I’ve lost the will to live… that’s what I told myself at mile 7 of my 9 mile run last week. I was so wiped out, I pondered Ubering home but then my inner stubbornness kicked in and I finished my run.  Today was mile 10 day. I felt great the ENTIRE run. No willing myself to die this time. Why the huge difference, I asked myself.  The difference is routine,  consistency and discipline. I allowed myself to fall out of routine and THAT was the game changer.
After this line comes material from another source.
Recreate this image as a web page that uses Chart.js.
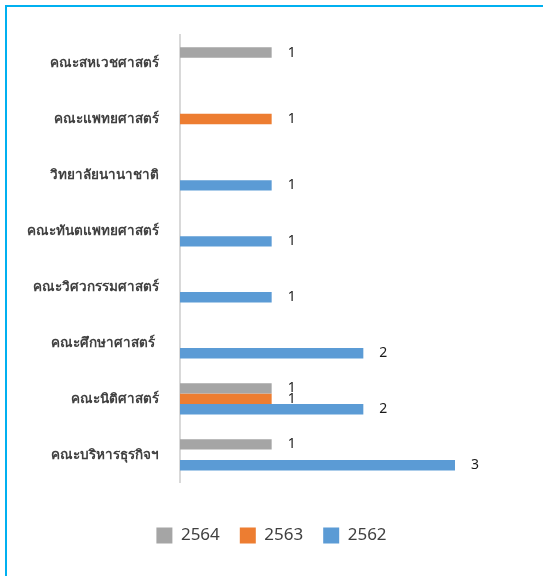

When training for a big race or just eating Paleo in general, routine and discipline is key.  It’s important you eat right – natural, healthy food that will fuel your body. You must stay hydrated. And I’m not talking the night before your big workout. Daily Hydration helps your body function properly, it flushes the toxins out of your body, it also gives you good skin. For those of you looking for the fountain of youth or who ask why I have such a nice complextion, I’ll tell ya that fountain of youth is no further than the water on your refrigerator door, faucet, etc. Limit your alcohol consumption or cut it completely. I promise you will survive; a glass of sparkling water with lime is just as refreshing. Lastly, make sure you are getting enough sleep and also allow your body time to rest. Rest days are built into a training program for a reason. And if you are injured, for Pete’s sake, allow your body to heal (yes I hear your groans friends and family…). I don’t always follow this. I’m recovering from a cracked rib and separated shoulder and am currently only allowed to walk/run until I’m fully rehabbed. And you know what? My pace has decreased because I’m allowing my body to heal!! Allow your body to heal. It will thank you.

Every run/workout is different. You will have good days and bad ones. But you can increase your odds of good workouts by taking care of your body. After all, it’s the only one you’ve got.